Which scientists are pushing this gain of function - nearly all agree with Fauci that it wasn't. They weren't creating viruses that could go from not infecting humans to ones that do, they were taking viruses that already can infect humans and testing them on other animals. That is a big difference. It's all so silly. Should this type of research be carefully monitored and safety be of the utmost importance? Yes. Should they stop gain of uncition research? No, not unless you want to leave humanity susceptible to a pandemic someday that we won't know how to fight back
I know conservatives who are vaxxed, and I know liberals who refuse to do so. Conservatives and liberals who don't get vaxxed have bought into fears and propaganda.
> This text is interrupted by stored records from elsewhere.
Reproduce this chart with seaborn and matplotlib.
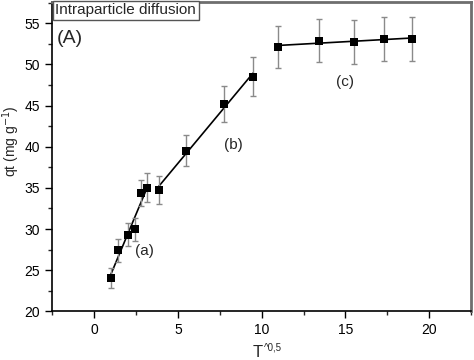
import numpy as np
import pandas as pd
import matplotlib
matplotlib.use("Agg")
import matplotlib.pyplot as plt
import seaborn as sns
from matplotlib.ticker import MultipleLocator

sns.set_style("ticks")
plt.rcParams['font.family'] = ['Liberation Sans', 'DejaVu Sans']

# data
x_vals = [1.0, 1.41, 2.0, 2.45, 2.83, 3.16, 3.87, 5.48, 7.75, 9.49, 10.95, 13.42, 15.49, 17.32, 18.97]
qt_vals = [24.1, 27.4, 29.3, 30.0, 34.4, 35.0, 34.8, 39.5, 45.2, 48.5, 52.1, 52.9, 52.7, 53.1, 53.1]
err_vals = [1.2, 1.4, 1.4, 1.4, 1.6, 1.75, 1.7, 1.9, 2.2, 2.4, 2.6, 2.65, 2.65, 2.7, 2.7]
stage = ['a'] * 6 + ['b'] * 4 + ['c'] * 5
stage_labels = ['(a)', '(b)', '(c)']
stage_label_pos = [(3.0, 27.3), (8.3, 40.2), (15.0, 47.9)]

df = pd.DataFrame({'x': x_vals, 'qt': qt_vals, 'err': err_vals, 'stage': stage})

fig = plt.figure(figsize=(4.74, 3.6), dpi=100)
ax = fig.add_axes([0.11, 0.135, 0.884, 0.86])

# fitted lines per stage
for s in ['a', 'b', 'c']:
    sub = df[df.stage == s]
    sns.regplot(data=sub, x='x', y='qt', scatter=False, ci=None, truncate=True,
                color='black', line_kws={'lw': 1.2}, ax=ax)

ax.errorbar(df.x, df.qt, yerr=df.err, fmt='none', ecolor='#8a8a8a', elinewidth=1.0,
            capsize=2.5, capthick=1.0, zorder=2)
sns.scatterplot(data=df, x='x', y='qt', marker='s', color='black', s=32,
                edgecolor='black', linewidth=0, ax=ax, zorder=3)

for lab, (tx, ty) in zip(stage_labels, stage_label_pos):
    ax.text(tx, ty, lab, fontsize=11, ha='center', va='center')

ax.set_xlim(-2.5, 22.5)
ax.set_ylim(20, 57.6)
ax.xaxis.set_major_locator(MultipleLocator(5))
ax.xaxis.set_minor_locator(MultipleLocator(2.5))
ax.yaxis.set_major_locator(MultipleLocator(5))
ax.yaxis.set_minor_locator(MultipleLocator(2.5))
ax.tick_params(which='major', direction='out', length=5, width=1, labelsize=10, colors='black')
ax.tick_params(which='minor', direction='out', length=3, width=1)

for side in ['left', 'bottom']:
    ax.spines[side].set_color('black')
    ax.spines[side].set_linewidth(1.2)
for side in ['top', 'right']:
    ax.spines[side].set_visible(True)
    ax.spines[side].set_color('#6e6e6e')
    ax.spines[side].set_linewidth(2.0)

ax.set_xlabel('')
ax.set_ylabel('qt (mg g$^{-1}$)', fontsize=10)
ax.yaxis.set_label_coords(-0.071, 0.55)
fig.text(258 / 474, 1 - 345 / 360, 'T', fontsize=12, ha='center', va='top')
fig.text(264 / 474, 1 - 342 / 360, '^0,5', fontsize=7, ha='left', va='top')

ax.text(0.008, 0.995, 'Intraparticle diffusion', transform=ax.transAxes, fontsize=11,
        ha='left', va='top',
        bbox=dict(boxstyle='square,pad=0.15', facecolor='white', edgecolor='#555555', lw=1))
ax.text(0.012, 0.88, '(A)', transform=ax.transAxes, fontsize=14, ha='left', va='center')

fig.savefig('out.png', dpi=100)
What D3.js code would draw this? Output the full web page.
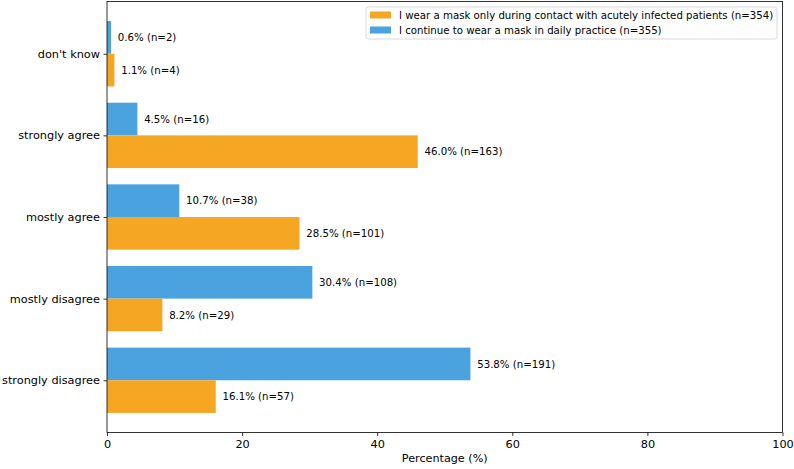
<!DOCTYPE html>
<html>
<head>
<meta charset="utf-8">
<script src="https://cdn.jsdelivr.net/npm/d3@7"></script>
<style>
  body { margin: 0; background: #fff; }
  text { font-family: "DejaVu Sans", sans-serif; fill: #000; }
</style>
</head>
<body>
<div id="chart"></div>
<script>
// categories, bottom to top
const categories = ["strongly disagree", "mostly disagree", "mostly agree", "strongly agree", "don't know"];
// I continue to wear a mask in daily practice (n=355)
const dailyPct = [53.8, 30.4, 10.7, 4.5, 0.6];
const dailyN = [191, 108, 38, 16, 2];
// I wear a mask only during contact with acutely infected patients (n=354)
const contactPct = [16.1, 8.2, 28.5, 46.0, 1.1];
const contactN = [57, 29, 101, 163, 4];
const xTicks = [0, 20, 40, 60, 80, 100];

const seriesNames = [
  "I wear a mask only during contact with acutely infected patients (n=354)",
  "I continue to wear a mask in daily practice (n=355)"
];
const orange = "#f5a623", blue = "#4aa3df";

const W = 794, H = 469;
const plot = { left: 107, right: 782.5, top: 1.5, bottom: 432.5 };

const svg = d3.select("#chart").append("svg")
  .attr("width", W).attr("height", H);

const x = d3.scaleLinear().domain([0, 100]).range([plot.left, plot.right]);
const y = d3.scaleLinear().domain([-0.64, 4.64]).range([plot.bottom, plot.top]);
const barH = 0.4;

const rows = categories.map((c, i) => ({
  cat: c, i: i,
  daily: dailyPct[i], dn: dailyN[i],
  contact: contactPct[i], cn: contactN[i]
}));

// blue bars (upper half of each group)
svg.selectAll(".daily").data(rows).join("rect")
  .attr("class", "daily")
  .attr("x", x(0))
  .attr("y", d => y(d.i + barH))
  .attr("width", d => x(d.daily) - x(0))
  .attr("height", d => y(d.i) - y(d.i + barH))
  .attr("fill", blue);

// orange bars (lower half)
svg.selectAll(".contact").data(rows).join("rect")
  .attr("class", "contact")
  .attr("x", x(0))
  .attr("y", d => y(d.i))
  .attr("width", d => x(d.contact) - x(0))
  .attr("height", d => y(d.i - barH) - y(d.i))
  .attr("fill", orange);

// value labels
svg.selectAll(".dlab").data(rows).join("text")
  .attr("class", "dlab")
  .attr("x", d => x(d.daily + 1))
  .attr("y", d => y(d.i + barH / 2))
  .attr("dy", "0.35em")
  .style("font-size", "10.2px")
  .text(d => `${d.daily.toFixed(1)}% (n=${d.dn})`);

svg.selectAll(".clab").data(rows).join("text")
  .attr("class", "clab")
  .attr("x", d => x(d.contact + 1))
  .attr("y", d => y(d.i - barH / 2))
  .attr("dy", "0.35em")
  .style("font-size", "10.2px")
  .text(d => `${d.contact.toFixed(1)}% (n=${d.cn})`);

// frame
svg.append("rect")
  .attr("x", plot.left).attr("y", plot.top)
  .attr("width", plot.right - plot.left).attr("height", plot.bottom - plot.top)
  .attr("fill", "none").attr("stroke", "#000").attr("stroke-width", 0.8);

// x axis
const xAxis = svg.append("g")
  .attr("transform", `translate(0,${plot.bottom})`)
  .call(d3.axisBottom(x).tickValues(xTicks).tickSize(3.5).tickPadding(3.5));
xAxis.select(".domain").remove();
xAxis.selectAll("text").style("font-size", "11.3px").style("font-family", "DejaVu Sans");
xAxis.selectAll("line").attr("stroke-width", 0.8);

// y axis
const yAxis = svg.append("g")
  .attr("transform", `translate(${plot.left},0)`)
  .call(d3.axisLeft(y).tickValues(d3.range(categories.length))
    .tickFormat(i => categories[i]).tickSize(3.5).tickPadding(3.5));
yAxis.select(".domain").remove();
yAxis.selectAll("text").style("font-size", "11.3px").style("font-family", "DejaVu Sans");
yAxis.selectAll("line").attr("stroke-width", 0.8);

// axis label
svg.append("text")
  .attr("x", (plot.left + plot.right) / 2).attr("y", 462)
  .attr("text-anchor", "middle")
  .style("font-size", "11.2px")
  .text("Percentage (%)");

// legend
const lg = svg.append("g");
lg.append("rect")
  .attr("x", 366).attr("y", 7).attr("width", 411).attr("height", 32)
  .attr("rx", 2.5)
  .attr("fill", "#fff").attr("fill-opacity", 0.8)
  .attr("stroke", "#d0d0d0").attr("stroke-width", 0.8);
[orange, blue].forEach((c, k) => {
  const cy = 15 + k * 15;
  lg.append("rect")
    .attr("x", 370).attr("y", cy - 3.5).attr("width", 21).attr("height", 7)
    .attr("fill", c);
  lg.append("text")
    .attr("x", 399).attr("y", cy).attr("dy", "0.35em")
    .style("font-size", "10.2px")
    .text(seriesNames[k]);
});
</script>
</body>
</html>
They aren't dumb. They aren't selfish. And they don't need to be shamed. But they are making a very bad choice for themselves and the rest of society. They are putting their life at risk, and they are putting other people lives at risk. This isn't a judgement, it's a fact. Let me just make that clear - it's a fact. There's no dispute on that unless you are the type to dispute that the earth is flat vs round. There is no valid reason for not getting vaxxed. None. The only reasons not to get vaxxed is because you have fear from ignorance, you buy into the propaganda, or it's political. That's it. The fact that you have to say, "personal reasons" demonstrates that there is no rational reason. As for generalizations - yes most of the people who refuse the vaccine Trump supporters, the data tells us that. But you are right, people across all spectrums don't get vaxxed. Whether you want to call them stupid or not is up to others, but I don't because many are people I respect, even though they are sadly misguided. Do I respect people for their decision to not get vaxxed? Absolutely not. It's a bad decision and demonstrates how bad people are at evaluating risk. Do I abuse them for making that decision? No, because even though I think their decision is terrible, they already know how I think and nothing I can say will change their mind, so what's the point?